Ask HN: Why aren't people as patient as Google Search? - hifireader

Ok, I admit, I ask Google Search the same question many times per day.  Sometimes for years on end.<p>Now, if I ask Stack Overflow the exact same question multiple times per day, I&#x27;m not sure I&#x27;ll make it out there alive.<p>Why is it acceptable to ask Google Search the exact same question but to people directly?  How does that affect the future advancement of mankind?  How did this phenomena affect the advancement of mankind before Google Search existed?
======
dalke
You have mixed two ways to "ask a question." A search query against Google is
one way to ask a question. Stack Overflow supports the same method, through
the search box in the upper right hand corner.

In both cases you are free to ask the same question many times per day, though
I suspect in both cases if you automate it and ask it once every second then
you might get throttled or shut off. This is possible because the machine
costs to answer this sort of question is low.
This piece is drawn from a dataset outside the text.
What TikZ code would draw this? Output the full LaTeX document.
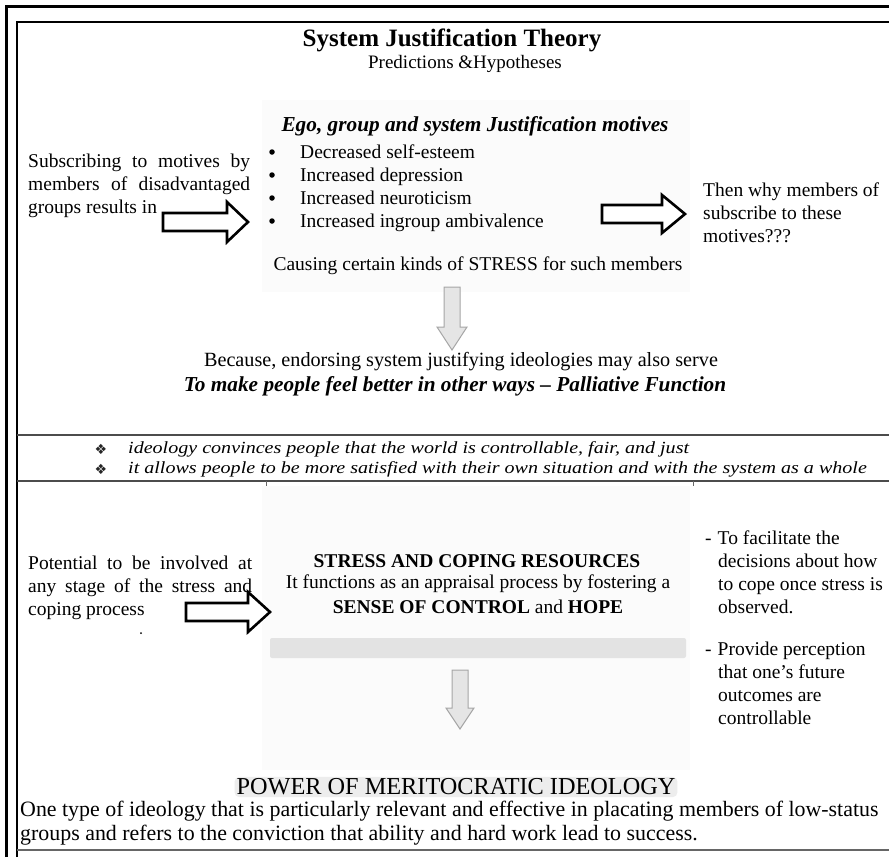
\documentclass[tikz,border=0pt]{standalone}
\usepackage{graphicx}
\usepackage{fontspec}
\setmainfont{Liberation Serif}
\newfontfamily\dejavu{DejaVu Sans}
\begin{document}
\begin{tikzpicture}[x=1pt,y=-1pt,
  txt/.style={font=\fontsize{19.5}{23}\selectfont, inner sep=0pt},
  ital/.style={font=\fontsize{17}{20}\selectfont\itshape, inner sep=0pt, anchor=west},
  hollow/.style={draw=black, line width=2.6pt, fill=white, line join=miter},
  downarr/.style={draw=gray!70, line width=1pt, fill=gray!20, line join=miter},
  dotb/.style={circle, fill=black, inner sep=0pt, minimum size=5.5pt},
  diam/.style={font=\dejavu\fontsize{14}{15}\selectfont, inner sep=0pt, text=black!85},
]
\useasboundingbox (0,0) rectangle (889,857);
\fill[white] (0,0) rectangle (889,857);
% faint panels
\fill[gray!3] (262,100) rectangle (690,292);
\fill[gray!3] (262,486) rectangle (690,770);
% frames
\draw[line width=3pt] (6.5,857) -- (6.5,6.5) -- (889,6.5);
\draw[line width=1.8pt] (17,857) -- (17,22) -- (889,22);
\draw[line width=2pt, black!70] (17,435) -- (889,435);
\draw[line width=2pt, black!70] (17,481) -- (889,481);
\draw[line width=1.5pt, black!60] (17,850) -- (889,850);
\draw[line width=0.6pt, black!60] (266,481) -- (266,486);
\draw[line width=0.6pt, black!60] (693,481) -- (693,486);

% title
\node[txt, font=\fontsize{25}{28}\selectfont\bfseries] (title) at (452,40) {System Justification Theory};
\node[txt, font=\fontsize{19}{22}\selectfont] (sub) at (465,64) {Predictions \&Hypotheses};

% upper block
\node[txt, font=\fontsize{21.3}{25}\selectfont\bfseries\itshape] (ego) at (475,126) {Ego, group and system Justification motives};
\foreach \i/\t in {0/Decreased self-esteem,1/Increased depression,2/Increased neuroticism,3/Increased ingroup ambivalence}{
  \node[dotb] (b\i) at (272,{152+23*\i}) {};
  \node[txt, anchor=base west] (l\i) at (300,{158+23*\i}) {\t};
}
\node[txt, anchor=north west, align=left] (left1) at (28,154) {\makebox[222pt][s]{Subscribing to motives by}\\\makebox[222pt][s]{members of disadvantaged}\\groups results in};
\node[txt, anchor=north west, align=left] (right1) at (703,183) {Then why members of\\subscribe to these\\motives???};
\node[txt] (cause) at (478,266) {Causing certain kinds of STRESS for such members};

% hollow arrows
\draw[hollow] (163,213) -- (227,213) -- (227,202) -- (248,222) -- (227,242) -- (227,231) -- (163,231) -- cycle;
\draw[hollow] (602,205) -- (662,205) -- (662,195) -- (685,214) -- (662,233) -- (662,223) -- (602,223) -- cycle;

% down arrow 1
\draw[downarr] (444,287) -- (460,287) -- (460,327) -- (467,327) -- (452,350) -- (437,327) -- (444,327) -- cycle;

\node[txt, font=\fontsize{20.2}{24}\selectfont] (because) at (461,362) {Because, endorsing system justifying ideologies may also serve};
\node[txt, font=\fontsize{21.3}{25}\selectfont\bfseries\itshape] (pall) at (455,386) {To make people feel better in other ways -- Palliative Function};

% middle bullets
\node[diam] (d1) at (101,449) {❖};
\node[diam] (d2) at (101,469) {❖};
\node[ital] (i1) at (128,449) {\scalebox{1.18}[1]{ideology convinces people that the world is controllable, fair, and just}};
\node[ital] (i2) at (128,469) {\scalebox{1.18}[1]{it allows people to be more satisfied with their own situation and with the system as a whole}};

% lower block
\node[txt, anchor=north west, align=left] (left2) at (28,556) {\makebox[224pt][s]{Potential to be involved at}\\\makebox[224pt][s]{any stage of the stress and}\\coping process};
\fill (141,633) circle (1pt);
\draw[hollow] (186,603) -- (248,603) -- (248,592) -- (270,612) -- (248,632) -- (248,621) -- (186,621) -- cycle;

\node[txt, font=\fontsize{19.5}{23}\selectfont\bfseries] (stress) at (477,561) {STRESS AND COPING RESOURCES};
\node[txt] (func) at (478,584) {It functions as an appraisal process by fostering a};
\node[txt] (sense) at (478,607) {\textbf{SENSE OF CONTROL} and \textbf{HOPE}};
\fill[gray!22, rounded corners=2pt] (270,638) rectangle (686,658);

\draw[downarr] (452,670) -- (468,670) -- (468,708) -- (474,708) -- (460,729) -- (446,708) -- (452,708) -- cycle;

\node[txt, anchor=north west, align=left] (r2a) at (705,531) {-\hspace{6pt}To facilitate the\\\hspace{13pt}decisions about how\\\hspace{13pt}to cope once stress is\\\hspace{13pt}observed.};
\node[txt, anchor=north west, align=left] (r2b) at (705,642) {-\hspace{6pt}Provide perception\\\hspace{13pt}that one’s future\\\hspace{13pt}outcomes are\\\hspace{13pt}controllable};

% bottom
\node[txt, font=\fontsize{24.3}{27}\selectfont, fill=gray!14, rounded corners=5pt, inner sep=2pt] (power) at (456,787) {POWER OF MERITOCRATIC IDEOLOGY};
\node[txt, font=\fontsize{21.9}{24}\selectfont, anchor=north west, align=left] (one) at (20,801) {One type of ideology that is particularly relevant and effective in placating members of low-status\\groups and refers to the conviction that ability and hard work lead to success.};
\end{tikzpicture}
\end{document}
Stack Overflow also has a way to post a new question, which may have
supporting documentation, etc. Google does not have a way to ask that sort of
question, in part no doubt because it requires human understanding to answer
that type of question.

It's not useful to treat both ways of asking a question as being identical.

Stack Overflow depends on a lot of volunteer labor. These are people who would
rather not answer the same question over and over again. It's possible to pay
people to do tedious work, but that would likely be too expensive for their
business model.

When I was a kid, before Google Search, there were automated systems like time
and temperature; a free number to call which would report the time. There was
no limit to how often someone could call it. NASA also had a free number to
see when the next launch would be, also answered by machine. And of course
even further back still, church clocks are a machine resource so people can
tell the time. It's acceptable for someone to look at a timepiece every few
minutes, but not to ask people for the time at that same frequency.

It comes down to that we treat machines as mindless, unfeeling automata. It's
also acceptable to drive a car without doing any maintenance until it breaks,
but do the same with a horse and it's animal cruelty.